>> Begin SUPPLIED INFORMATION
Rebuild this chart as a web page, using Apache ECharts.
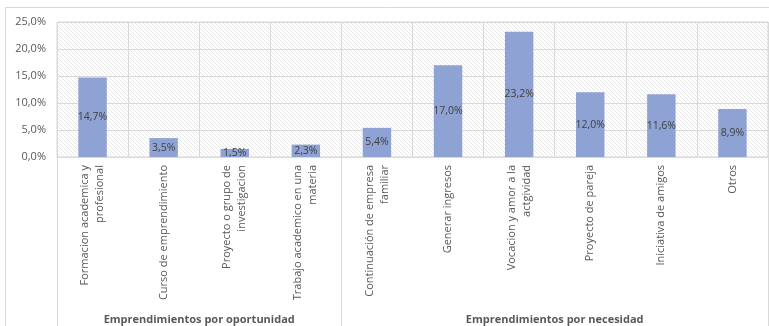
<!DOCTYPE html>
<html>
<head>
<meta charset="utf-8">
<script src="https://cdn.jsdelivr.net/npm/echarts@6/dist/echarts.min.js"></script>
<style>
html,body{margin:0;padding:0;background:#fff;}
#c{width:769px;height:326px;}
</style>
</head>
<body>
<div id="c"></div>
<script>
const categories = [
  "Formacion academica y\nprofesional",
  "Curso de emprendimiento",
  "Proyecto o grupo de\ninvestigacion",
  "Trabajo academico en una\nmateria",
  "Continuación de empresa\nfamiliar",
  "Generar ingresos",
  "Vocacion y amor a la\nactgividad",
  "Proyecto de pareja",
  "Iniciativa de amigos",
  "Otros"
];
const values = [14.7, 3.5, 1.5, 2.3, 5.4, 17.0, 23.2, 12.0, 11.6, 8.9];
const yTicks = [0, 5, 10, 15, 20, 25];
const groupNames = ["Emprendimientos por oportunidad", "Emprendimientos por necesidad"];
const groupSizes = [4, 6];

function fmt(v){ return v.toFixed(1).replace('.', ',') + '%'; }

// hatch pattern
const pc = document.createElement('canvas');
pc.width = 4; pc.height = 4;
const g = pc.getContext('2d');
g.fillStyle = '#ffffff'; g.fillRect(0,0,4,4);
g.strokeStyle = '#e8e8e8'; g.lineWidth = 1;
g.beginPath();
g.moveTo(-1,-1); g.lineTo(5,5);
g.moveTo(-1,3); g.lineTo(1,5);
g.moveTo(3,-1); g.lineTo(5,1);
g.stroke();

const chart = echarts.init(document.getElementById('c'), null, {renderer:'canvas'});
const FONT = '"Open Sans", sans-serif';
chart.setOption({
  animation: false,
  backgroundColor: '#fff',
  grid: {
    left: 57, right: 1, top: 22, bottom: 169,
    show: true,
    backgroundColor: {image: pc, repeat: 'repeat'},
    borderColor: '#d9d9d9', borderWidth: 1
  },
  xAxis: {
    type: 'category',
    data: categories,
    axisLine: {show: true, lineStyle: {color: '#d9d9d9'}},
    axisTick: {show: false},
    splitLine: {show: true, interval: 0, lineStyle: {color: '#d9d9d9', width: 1}},
    axisLabel: {
      interval: 0, rotate: 90, margin: 8,
      color: '#595959', fontFamily: FONT, fontSize: 11, lineHeight: 15
    }
  },
  yAxis: {
    type: 'value', min: yTicks[0], max: yTicks[yTicks.length-1], interval: 5,
    axisLine: {show: false}, axisTick: {show: false},
    splitLine: {lineStyle: {color: '#d9d9d9', width: 1}},
    axisLabel: {formatter: fmt, color: '#595959', fontFamily: FONT, fontSize: 11, margin: 11}
  },
  series: [{
    type: 'bar',
    data: values,
    barWidth: '40%',
    itemStyle: {color: '#8FA2D4'},
    label: {
      show: true, position: 'inside',
      formatter: p => fmt(p.value),
      color: '#404040', fontFamily: FONT, fontSize: 10.5
    }
  }]
});

// group separators and labels positioned via the axis scale
const bottomY = chart.convertToPixel({gridIndex:0}, [0, 0])[1];
const firstX = chart.convertToPixel({xAxisIndex:0}, 0);
const secondX = chart.convertToPixel({xAxisIndex:0}, 1);
const step = secondX - firstX;
const elements = [{
  type: 'rect', silent: true,
  shape: {x: 5.5, y: 7.5, width: 800, height: 400},
  style: {fill: null, stroke: '#d9d9d9', lineWidth: 1}
}];
let start = 0;
const bounds = [firstX - step/2];
groupSizes.forEach((n, i) => {
  const x0 = chart.convertToPixel({xAxisIndex:0}, start) - step/2;
  const x1 = chart.convertToPixel({xAxisIndex:0}, start + n - 1) + step/2;
  bounds.push(x1);
  elements.push({
    type: 'text', silent: true,
    x: (x0 + x1) / 2, y: 320,
    style: {text: groupNames[i], fill: '#595959', font: 'bold 11px ' + FONT, align: 'center', verticalAlign: 'middle'}
  });
  start += n;
});
bounds.forEach(b => {
  const x = Math.round(b) + 0.5;
  elements.push({
    type: 'line', silent: true,
    shape: {x1: x, y1: bottomY, x2: x, y2: 326},
    style: {stroke: '#d9d9d9', lineWidth: 1}
  });
});
chart.setOption({graphic: {elements}});
</script>
</body>
</html>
>> End SUPPLIED INFORMATION
> YOUR OBJECTIVE: Pictures are excluded; extract exactly the lines from the start of the data through the line that holds "const groupSizes = [4, 6];", both ends included.

> REPLY:
Rebuild this chart as a web page, using Apache ECharts.
<!DOCTYPE html>
<html>
<head>
<meta charset="utf-8">
<script src="https://cdn.jsdelivr.net/npm/echarts@6/dist/echarts.min.js"></script>
<style>
html,body{margin:0;padding:0;background:#fff;}
#c{width:769px;height:326px;}
</style>
</head>
<body>
<div id="c"></div>
<script>
const categories = [
  "Formacion academica y\nprofesional",
  "Curso de emprendimiento",
  "Proyecto o grupo de\ninvestigacion",
  "Trabajo academico en una\nmateria",
  "Continuación de empresa\nfamiliar",
  "Generar ingresos",
  "Vocacion y amor a la\nactgividad",
  "Proyecto de pareja",
  "Iniciativa de amigos",
  "Otros"
];
const values = [14.7, 3.5, 1.5, 2.3, 5.4, 17.0, 23.2, 12.0, 11.6, 8.9];
const yTicks = [0, 5, 10, 15, 20, 25];
const groupNames = ["Emprendimientos por oportunidad", "Emprendimientos por necesidad"];
const groupSizes = [4, 6];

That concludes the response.